NewsGermany considers France-inspired smoking ban to protect youth

Germany considers France-inspired smoking ban to protect youth

Germany is contemplating following France's lead by enacting a ban on smoking in public places. Politicians from the SPD and the Green Party have expressed a clear intent: children require superior protection – including from e-cigarettes. The federal government is calling on the federal states to strengthen the law, reports Die Welt.

Germany wants to ban smoking in parks. The example is France.
Germany wants to ban smoking in parks. The example is France.
Images source: © Licensor | Vasilenko Dmitriy

In France, from July 2025, a ban on smoking cigarettes will come into effect in parks, on beaches, at bus stops, on sports fields, and outside schools. Inspired by this approach, German politicians from the SPD and the Green Party propose comparable measures in Germany – the aim is to provide better protection for children and young people from tobacco smoke and passive smoking.

"France is sending a clear signal – it's about public health and protecting the youngest. We need the same in Germany," said Dagmar Schmidt, the SPD's deputy leader in the Bundestag. She added that children at bus stops or playgrounds breathe the same smoke-laden air as adults, and their bodies are more vulnerable, reports Die Welt.

Politicians want a ban

Janosch Dahmen from the Green Party shares this perspective. "If we want to protect children, we must make their environment smoke-free," he stated. However, he believes that smoking bans alone are insufficient. Germany should also mirror France’s stringent regulations: outlawing sales outside specialised outlets, increasing excise taxes, and implementing a complete ban on tobacco product advertising.

Meanwhile, Germany's health minister, Nina Warken (CDU), has urged the federal states to include e-cigarettes and vape devices in the ban. "These products are more dangerous than many realise. Their aerosols contain harmful substances and often serve as a gateway to addiction," she emphasised.
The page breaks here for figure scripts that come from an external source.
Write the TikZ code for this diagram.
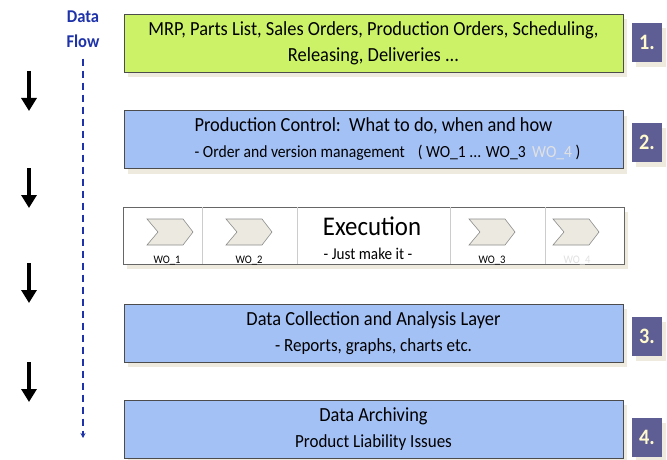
\documentclass[tikz,border=0pt]{standalone}
\usepackage{fontspec}
\setmainfont{Carlito}
\usetikzlibrary{arrows.meta,shadows}
\definecolor{lgreen}{RGB}{204,243,104}
\definecolor{lblue}{RGB}{164,193,245}
\definecolor{numbg}{RGB}{94,94,148}
\definecolor{numfg}{RGB}{255,250,205}
\definecolor{shad}{RGB}{238,235,222}
\definecolor{flowblue}{RGB}{30,50,170}
\definecolor{chevfill}{RGB}{236,234,224}
\definecolor{wofaint}{RGB}{225,225,225}
\newcommand{\sqz}[1]{\scalebox{0.92}[1]{#1}}
\newcommand{\fb}{\fontsize{18.5}{26}\selectfont}
\tikzset{
  layer/.style={draw=black!70, line width=0.8pt, minimum width=499pt, minimum height=58pt,
    align=center, inner sep=0pt, font=\fontsize{20}{26}\selectfont,
    general shadow={shadow xshift=4pt, shadow yshift=-5pt, fill=shad, draw=none}},
  numbox/.style={fill=numbg, text=numfg, minimum width=30pt, minimum height=39pt, inner sep=0pt,
    general shadow={shadow xshift=4pt, shadow yshift=-5pt, fill=shad, draw=none},
    font=\bfseries\fontsize{22}{22}\selectfont},
  flowarrow/.style={line width=4pt, -{Triangle[length=13pt,width=15pt]}},
  divider/.style={draw=black!20, line width=0.6pt},
  wolabel/.style={font=\fontsize{11.5}{11.5}\selectfont, inner sep=0pt},
  pics/chev/.style={code={
    \draw[fill=chevfill, draw=black!45, line width=0.6pt]
      (-23,-13) -- (13,-13) -- (23,0) -- (13,13) -- (-23,13) -- (-12,0) -- cycle;}}
}
\begin{document}
\begin{tikzpicture}[x=1pt,y=-1pt]
\useasboundingbox (0,0) rectangle (667,460);

% Data flow label and dashed line
\node[font=\bfseries\fontsize{18}{25}\selectfont, text=flowblue, align=center, inner sep=0pt] (df) at (83,29) {\sqz{Data}\\\sqz{Flow}};
\coordinate (dfend) at (83,438);
\draw[flowblue, line width=1.1pt, dash pattern=on 7pt off 5pt, shorten <=11pt,
  -{Stealth[length=5pt,width=5pt]}] (df.south) -- (dfend);

% black arrows
\coordinate (a1s) at (29,71);  \coordinate (a1e) at (29,111);
\coordinate (a2s) at (29,168); \coordinate (a2e) at (29,208);
\coordinate (a3s) at (29,263); \coordinate (a3e) at (29,303);
\coordinate (a4s) at (29,362); \coordinate (a4e) at (29,402);
\draw[flowarrow] (a1s) -- (a1e);
\draw[flowarrow] (a2s) -- (a2e);
\draw[flowarrow] (a3s) -- (a3e);
\draw[flowarrow] (a4s) -- (a4e);

% layers
\node[layer, fill=lgreen] (l1) at (373.5,43)
  {\sqz{MRP, Parts List, Sales Orders, Production Orders, Scheduling,}\\\sqz{Releasing, Deliveries ...}};
\node[layer, fill=lblue] (l2) at (373.5,139.5)
  {\sqz{Production Control:\ \ What to do, when and how}\\\fontsize{17}{26}\selectfont\hspace*{28pt}\sqz{- Order and version management\hspace{14pt}( WO\_1 ... WO\_3\hspace{7pt}{\color{wofaint}WO\_4} )}};
\node[layer, fill=lblue] (l3) at (373.5,333)
  {\sqz{Data Collection and Analysis Layer}\\\fb\sqz{- Reports, graphs, charts etc.}};
\node[layer, fill=lblue] (l4) at (373.5,429)
  {\sqz{Data Archiving}\\\fb\sqz{Product Liability Issues}};

% number boxes
\node[numbox] (n1) at (647,42.5) {\sqz{1.}};
\node[numbox] (n2) at (647,142.5) {\sqz{2.}};
\node[numbox] (n3) at (647,336) {\sqz{3.}};
\node[numbox] (n4) at (647,437.5) {\sqz{4.}};

% execution band
\node[draw=black!60, fill=white, line width=0.8pt, minimum width=501pt, minimum height=57pt, inner sep=0pt,
  general shadow={shadow xshift=4pt, shadow yshift=-5pt, fill=shad, draw=none}] (ex) at (373.5,235.5) {};
\coordinate (d1) at (202,0); \coordinate (d2) at (297,0);
\coordinate (d3) at (450,0); \coordinate (d4) at (545,0);
\draw[divider] (ex.north -| d1) -- (ex.south -| d1);
\draw[divider] (ex.north -| d2) -- (ex.south -| d2);
\draw[divider] (ex.north -| d3) -- (ex.south -| d3);
\draw[divider] (ex.north -| d4) -- (ex.south -| d4);

\node[font=\fontsize{27}{27}\selectfont, inner sep=0pt] (exT) at (372,226) {\sqz{Execution}};
\node[font=\fontsize{16.5}{16.5}\selectfont, inner sep=0pt] (exS) at (368,254) {\sqz{- Just make it -}};

\pic (c1) at (170,232) {chev};
\pic (c2) at (249,232) {chev};
\pic (c3) at (492,232) {chev};
\pic (c4) at (576,232) {chev};
\node[wolabel] (w1) at (167,261) {\sqz{WO\_1}};
\node[wolabel] (w2) at (249,261) {\sqz{WO\_2}};
\node[wolabel] (w3) at (492,261) {\sqz{WO\_3}};
\node[wolabel, text=wofaint] (w4) at (577,261) {\sqz{WO\_4}};
\end{tikzpicture}
\end{document}
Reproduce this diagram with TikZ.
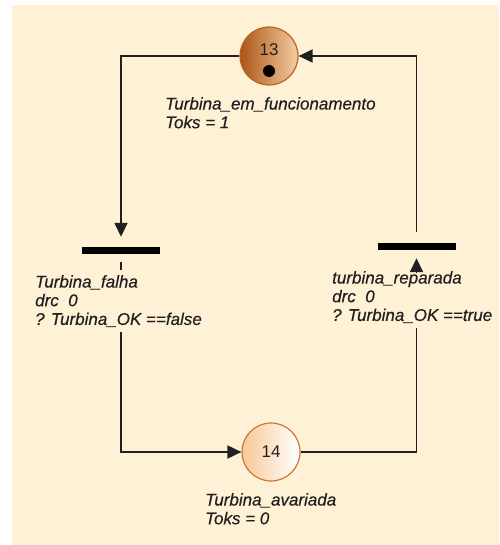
\documentclass[tikz,border=0pt]{standalone}
\usepackage{fontspec}
\setmainfont{Liberation Sans}
\newfontfamily\lblfont{Liberation Sans}[FakeBold=0.35]
\usetikzlibrary{arrows.meta}

\definecolor{paper}{RGB}{254,241,214}
\definecolor{placedark}{RGB}{172,86,24}
\definecolor{placelight}{RGB}{244,206,160}
\definecolor{placeedge}{RGB}{186,100,34}
\definecolor{idlelight}{RGB}{248,200,150}
\definecolor{idleedge}{RGB}{204,120,52}
\definecolor{ink}{RGB}{32,32,32}

\begin{document}
\begin{tikzpicture}[x=1pt,y=-1pt,
  place/.style={circle, minimum size=58pt, inner sep=0pt, line width=1.2pt},
  bar/.style={rectangle, fill=black, minimum width=78pt, minimum height=7pt, inner sep=0pt},
  arc/.style={draw=ink, line width=1.8pt},
  tip/.style={-{Triangle[length=14pt,width=13pt]}},
  lbl/.style={font=\lblfont\fontsize{17}{18.7}\selectfont\itshape, text=ink, align=left,
              anchor=north west, inner xsep=1pt, inner ysep=5pt, fill=paper},
  num/.style={font=\fontsize{17}{17}\selectfont, text=ink, inner sep=0pt}]

\useasboundingbox (0,0) rectangle (499,545);
\fill[white] (0,0) rectangle (499,545);
\fill[paper] (12,5) rectangle (499,545);

% places
\node[place, draw=placeedge, left color=placedark, right color=placelight] (p13) at (269,56) {};
\node[place, draw=idleedge, left color=idlelight, right color=white] (p14) at (271,452) {};
\node[num] (n13) at (269,50) {13};
\node[circle, fill=black, minimum size=12pt, inner sep=0pt] (tok) at (269,71) {};
\node[num] (n14) at (271,452) {14};

% transitions
\node[bar] (t1) at (121,250.5) {};
\node[bar] (t2) at (416.5,246.5) {};

% arcs
\draw[arc, tip, shorten >=10pt] (p13.west) -| (t1.north);
\draw[arc, tip, shorten <=11pt] (t2.north) |- (p13.east);
\draw[arc, tip, shorten <=8pt] (t1.south) |- (p14.west);
\coordinate (t2in) at (416.5,272);
\draw[arc] (p14.east) -| (t2in);

% labels
\node[lbl] (l13) at (164,92) {Turbina\_em\_funcionamento\\Toks = 1};
\node[lbl] (lt1) at (34,270) {Turbina\_falha\\drc\ \ 0\\? Turbina\_OK ==false};
\node[lbl] (lt2) at (331,266) {turbina\_reparada\\drc\ \ 0\\? Turbina\_OK ==true};
\node[lbl] (l14) at (204,488) {Turbina\_avariada\\Toks = 0};

% arrow head of the last arc sits on top of its label
\draw[arc, tip, shorten >=8pt] (t2in) -- (t2.south);
\end{tikzpicture}
\end{document}
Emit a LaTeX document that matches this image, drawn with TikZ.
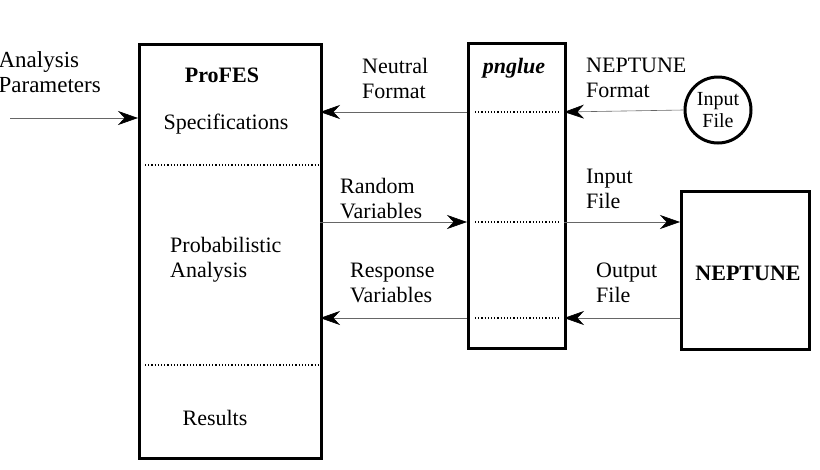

The federal government has already imposed restrictions on the use of such products at stations and on trains, but the responsibility for regulations in schools, restaurants, and hospitals lies with the federal states – they should tighten these regulations.

The call for tighter anti-smoking regulations is gaining momentum not coincidentally – it aligns with World No Tobacco Day (31 May). As Dahmen notes, the discussion involves not only health-related concerns but also economic ones – smoking-related diseases cost German health insurers over 30 billion euros annually.